Validity of a novel device for real-time analysis of cyclists’ drag area

Abstract

Objectives To assess the reliability, validity, and sensitivity of a novel device (Notio Konect™) which is purported to provide a real-time analysis of aerodynamic drag area (CdA) during cycling.

Design Observational, cross-sectional study.

Methods Fifteen trained cyclists rode in an indoor velodrome using three different positions (upright, aero [holding aero bars], and optimized aero [similar to aero, but wearing a time-trial helmet]). They completed six 1-min trials in each position. The CdA was measured with Notio and with two other systems (Track Aero System™ [TAS] and a validated mathematical model).

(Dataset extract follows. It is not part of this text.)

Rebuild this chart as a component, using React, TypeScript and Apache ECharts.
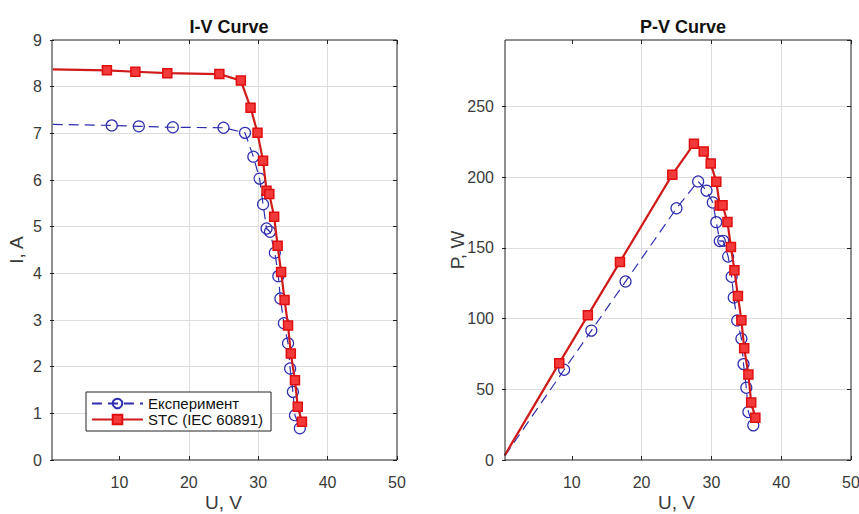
import React, { useEffect, useRef } from "react";
import * as echarts from "echarts";

// ---- data ----
const uStc = [0.4, 8.2, 12.3, 16.9, 24.4, 27.5, 28.9, 29.9, 30.7, 31.2, 31.6, 32.3, 32.8, 33.3, 33.8, 34.3, 34.7, 35.3, 35.7, 36.3];
const iStc = [8.37, 8.35, 8.32, 8.29, 8.27, 8.13, 7.55, 7.01, 6.41, 5.77, 5.7, 5.21, 4.59, 4.03, 3.43, 2.88, 2.28, 1.71, 1.14, 0.82];
const pStc = [3.4, 68.5, 102.3, 140.1, 201.8, 223.6, 218.2, 209.6, 196.8, 180.0, 180.1, 168.3, 150.6, 134.2, 115.9, 98.8, 79.1, 60.4, 40.7, 29.8];

const uExp = [0.4, 8.9, 12.8, 17.7, 25.0, 28.1, 29.3, 30.2, 30.7, 31.2, 31.7, 32.4, 32.9, 33.2, 33.7, 34.3, 34.6, 35.0, 35.3, 36.0];
const iExp = [7.19, 7.17, 7.15, 7.13, 7.12, 7.01, 6.5, 6.03, 5.48, 4.96, 4.89, 4.44, 3.94, 3.46, 2.93, 2.5, 1.96, 1.46, 0.96, 0.68];
const pExp = [2.9, 63.8, 91.5, 126.2, 178.0, 197.0, 190.5, 182.1, 168.2, 154.8, 155.0, 143.9, 129.6, 114.9, 98.7, 85.8, 67.8, 51.1, 33.9, 24.5];

const xTicks = [10, 20, 30, 40, 50];
const nameExp = "Експеримент";
const nameStc = "STC (IEC 60891)";
const titles = ["I-V Curve", "P-V Curve"];
const xName = "U, V";
const yNames = ["I, A", "P, W"];

const FONT = "Liberation Sans, Arial, Helvetica, sans-serif";
const RED_LINE = "#d01a1a";
const RED_FILL = "#f23a3a";
const RED_EDGE = "#e00f0f";
const BLUE = "#2e2eb0";
const GRID_C = "#dedede";
const TXT = "#3a3a3a";

function pts(us: number[], vs: number[]) {
  return us.map((u, k) => (k === 0 ? { value: [u, vs[k]], symbol: "none" } : [u, vs[k]]));
}

export default function App() {
  const ref = useRef<HTMLDivElement>(null);
  useEffect(() => {
    if (!ref.current) return;
    const chart = echarts.init(ref.current, null, { renderer: "svg" });

    const xBase = (gi: number) => ({
      type: "value",
      gridIndex: gi,
      min: 0,
      max: 50,
      interval: 10,
      position: "bottom",
      name: xName,
      nameLocation: "middle",
      nameGap: 33,
      nameMoveOverlap: false,
      nameTextStyle: { fontFamily: FONT, fontSize: 19, color: TXT },
      axisLine: { show: false, onZero: false },
      axisTick: { show: true, inside: true, length: 4, lineStyle: { color: "#222" }, customValues: xTicks },
      axisLabel: { color: TXT, fontFamily: FONT, fontSize: 16, margin: 14, showMinLabel: false },
      splitLine: { show: true, showMinLine: false, showMaxLine: false, lineStyle: { color: GRID_C, width: 1 } },
    });
    const xTop = (gi: number) => ({
      type: "value",
      gridIndex: gi,
      min: 0,
      max: 50,
      interval: 10,
      position: "top",
      axisLine: { show: false, onZero: false },
      axisTick: { show: true, inside: true, length: 4, lineStyle: { color: "#222" }, customValues: xTicks },
      axisLabel: { show: false },
      splitLine: { show: false },
    });
    const yBase = (gi: number, max: number, interval: number, gap: number) => ({
      type: "value",
      gridIndex: gi,
      min: 0,
      max,
      interval,
      position: "left",
      name: yNames[gi],
      nameLocation: "middle",
      nameGap: gap,
      nameMoveOverlap: false,
      nameRotate: 90,
      nameTextStyle: { fontFamily: FONT, fontSize: 19, color: TXT },
      axisLine: { show: false, onZero: false },
      axisTick: { show: true, inside: true, length: 4, lineStyle: { color: "#222" } },
      axisLabel: { color: TXT, fontFamily: FONT, fontSize: 16, margin: 8, showMaxLabel: gi === 0 },
      splitLine: { show: true, showMinLine: false, showMaxLine: false, lineStyle: { color: GRID_C, width: 1 } },
    });
    const yRight = (gi: number, max: number, interval: number) => ({
      type: "value",
      gridIndex: gi,
      min: 0,
      max,
      interval,
      position: "right",
      axisLine: { show: false, onZero: false },
      axisTick: { show: true, inside: true, length: 4, lineStyle: { color: "#222" } },
      axisLabel: { show: false },
      splitLine: { show: false },
    });

    const expSeries = (xi: number, yi: number, data: any[]) => ({
      type: "line",
      name: nameExp,
      xAxisIndex: xi,
      yAxisIndex: yi,
      data,
      symbol: "circle",
      symbolSize: 11,
      showAllSymbol: true,
      lineStyle: { color: BLUE, width: 1.2, type: [10, 6] },
      itemStyle: { color: "rgba(255,255,255,0)", borderColor: BLUE, borderWidth: 1.2 },
      z: 2,
    });
    const stcSeries = (xi: number, yi: number, data: any[]) => ({
      type: "line",
      name: nameStc,
      xAxisIndex: xi,
      yAxisIndex: yi,
      data,
      symbol: "rect",
      symbolSize: 9,
      showAllSymbol: true,
      lineStyle: { color: RED_LINE, width: 2.2 },
      itemStyle: { color: RED_FILL, borderColor: RED_EDGE, borderWidth: 1.5 },
      z: 3,
    });

    chart.setOption({
      animation: false,
      backgroundColor: "#ffffff",
      title: [
        { text: titles[0], left: 224, top: 13, textAlign: "center", textStyle: { fontFamily: FONT, fontSize: 18, fontWeight: "bold", color: "#111" } },
        { text: titles[1], left: 678, top: 13, textAlign: "center", textStyle: { fontFamily: FONT, fontSize: 18, fontWeight: "bold", color: "#111" } },
      ],
      grid: [
        { left: 50, top: 40, width: 347, height: 420, containLabel: false, outerBoundsMode: "none" },
        { left: 502, top: 40, width: 349, height: 420, containLabel: false, outerBoundsMode: "none" },
      ],
      xAxis: [xBase(0), xBase(1), xTop(0), xTop(1)],
      yAxis: [yBase(0, 9, 1, 24), yBase(1, 297, 50, 35), yRight(0, 9, 1), yRight(1, 297, 50)],
      legend: {
        data: [nameExp, nameStc],
        orient: "vertical",
        left: 86,
        top: 392,
        padding: [4, 8, 4, 5],
        itemGap: 1,
        itemWidth: 51,
        itemHeight: 12,
        backgroundColor: "#ffffff",
        borderColor: "#222",
        borderWidth: 1,
        borderRadius: 0,
        selectedMode: false,
        textStyle: { fontFamily: FONT, fontSize: 15, color: "#111", lineHeight: 13 },
      },
      graphic: [
        { type: "rect", z: 100, shape: { x: 52, y: 40, width: 345, height: 420 }, style: { fill: "none", stroke: "#1f1f1f", lineWidth: 1 } },
        { type: "rect", z: 100, shape: { x: 505, y: 40, width: 346, height: 420 }, style: { fill: "none", stroke: "#1f1f1f", lineWidth: 1 } },
      ],
      series: [
        expSeries(0, 0, pts(uExp, iExp)),
        stcSeries(0, 0, pts(uStc, iStc)),
        expSeries(1, 1, pts(uExp, pExp)),
        stcSeries(1, 1, pts(uStc, pStc)),
      ],
    });
    return () => chart.dispose();
  }, []);
  return <div ref={ref} style={{ position: "fixed", left: 0, top: 0, width: 859, height: 514, background: "#fff" }} />;
}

Results The CdA measured with Notio showed good reliability (intra-class correlation coefficient [ICC] = 0.92, 90% confidence interval [CI] = 0.89–0.95). Notio showed an almost perfect relationship with both TAS (ICC = 0.99, 90% CI = 0.98–0.99) and the mathematical model (ICC = 0.99, 90% CI = 0.98–0.99). However, the CdA values provided by the former (0.308 ± 0.051 m2) were significantly higher (albeit with a trivial effect size [ES]) compared with TAS (0.300 ± 0.051 m2, p < 0.001, ES = 0.15) and the mathematical model (0.303 ± 0.051 m2, p = 0.005, ES = 0.09). The CdA was higher in the upright than in the aero position with all systems (all p < 0.001, ES = 1.84–1.89), and higher in the aero than in the optimized aero position when measured with TAS (p = 0.033, ES = 0.22) or the mathematical model (p = 0.024, ES = 0.24), but not with Notio (p = 0.220, ES = 0.19).

Conclusions Notio appears to be reliable, strongly correlated to other established systems, and discerns large (upright vs aero) but not small (aero vs optimized aero) variations in riding position. Further research is needed to confirm its validity in outdoor conditions.